Two splits matter. First, brand versus response: some spend builds long-term awareness, some drives enquiries now — you want both, weighted toward response when budgets are tight. Second, organic versus paid: organic content compounds slowly but cheaply; paid buys reach fast but stops when you stop. A common, sensible approach is steady organic plus targeted paid behind your best offers.

The mistakes to avoid

Two errors are common. Spending nothing — then wondering why the phone's quiet — is the obvious one. The subtler one is spending in bursts: a flurry of activity, then silence, then surprise that it didn't stick. Marketing rewards consistency. A smaller amount spent steadily usually beats a big push followed by nothing.

Start small, measure, scale

If you're unsure, start with an amount you can sustain for several months, decide up front what you'll measure (enquiries, bookings, sales — not likes), and scale up what works. The goal isn't to spend a lot; it's to spend enough to learn what returns, then put more behind that.

Common questions

What percentage of revenue should go to marketing?

As a rough guide, many established small businesses sit around 5–10% of revenue, with newer or fast-growing ones often higher.
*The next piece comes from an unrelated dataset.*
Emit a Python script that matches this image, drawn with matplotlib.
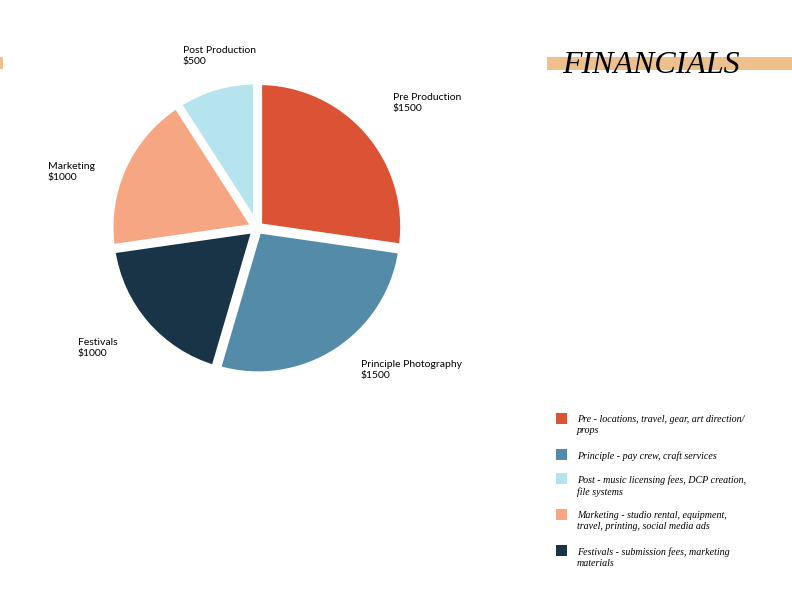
import matplotlib
matplotlib.use('Agg')
import matplotlib.pyplot as plt
from matplotlib.patches import Rectangle

# slice data, clockwise from the top
slices = ['Pre Production', 'Principle Photography', 'Festivals', 'Marketing', 'Post Production']
amounts = [1500, 1500, 1000, 1000, 500]
slice_colors = ['#DB5234', '#538BA8', '#193447', '#F7A684', '#B5E3EE']

# legend entries
legend_names = ['Pre', 'Principle', 'Post', 'Marketing', 'Festivals']
legend_text = ['Pre - locations, travel, gear, art direction/\nprops',
               'Principle - pay crew, craft services',
               'Post - music licensing fees, DCP creation,\nfile systems',
               'Marketing - studio rental, equipment,\ntravel, printing, social media ads',
               'Festivals - submission fees, marketing\nmaterials']

W, H = 792, 612
fig = plt.figure(figsize=(W / 100, H / 100), dpi=100)
fig.patch.set_facecolor('white')

# pie axes, sized so radius 1 == R px
cx, cy, R = 257, 228, 145
ax = fig.add_axes([(cx - R) / W, 1 - (cy + R) / H, 2 * R / W, 2 * R / H])
wedges, _ = ax.pie(amounts, colors=slice_colors, startangle=90, counterclock=False,
                   explode=[0.015] * len(amounts),
                   wedgeprops=dict(edgecolor='white', linewidth=5))
ax.set_xlim(-1, 1)
ax.set_ylim(-1, 1)
ax.axis('off')

# label anchors in pixels (left edge, middle of the two lines)
label_px = {'Pre Production': (393, 103),
            'Principle Photography': (361, 370),
            'Festivals': (78, 348),
            'Marketing': (48, 172),
            'Post Production': (183, 56)}
for name, amt in zip(slices, amounts):
    px, py = label_px[name]
    fig.text(px / W, 1 - py / H, '%s\n$%d' % (name, amt), ha='left', va='center', fontsize=7.5,
             family='Lato', linespacing=1.35)

# title band
fig.patches.append(Rectangle((547 / W, 1 - 70 / H), 245 / W, 13 / H, transform=fig.transFigure,
                             facecolor='#EEC08C', edgecolor='none'))
fig.patches.append(Rectangle((0, 1 - 69 / H), 3 / W, 12 / H, transform=fig.transFigure,
                             facecolor='#EEC08C', edgecolor='none'))
fig.text(650.5 / W, 1 - 73 / H, 'FINANCIALS', ha='center', va='baseline', fontsize=23,
         family='Liberation Serif', style='italic')

# manual legend
lut = dict(zip(['Pre', 'Principle', 'Festivals', 'Marketing', 'Post'], slice_colors))
ytop = 413
for name, txt in zip(legend_names, legend_text):
    fig.patches.append(Rectangle((556 / W, 1 - (ytop + 11) / H), 11 / W, 11 / H,
                                 transform=fig.transFigure, facecolor=lut[name], edgecolor='none'))
    fig.text(577 / W, 1 - (ytop + 2) / H, txt, ha='left', va='top', fontsize=7.2,
             family='Liberation Serif', style='italic', linespacing=1.3)
    ytop += 12 * (txt.count('\n') + 1) + 12

fig.savefig('out.png', dpi=100)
Use it to sanity-check your number against your size and margins rather than as a fixed rule.

Should a brand-new business spend more?

Usually yes, proportionally, because you're buying awareness you don't yet have. The key is to spend in a measured way and track what's working, so early investment teaches you where to put more later.

How much of the budget should go to ads?

It varies, but a practical approach is steady organic content plus paid spend concentrated behind your strongest offers. Ads buy speed; organic builds trust. Avoid putting everything into ads with nothing to convert the attention they bring.

What if I have almost no budget?

Focus on the free fundamentals first: a complete Google Business profile, reviews, and consistent owner-led content. Get the path to enquiry working, then add paid spend once there's something proven to amplify.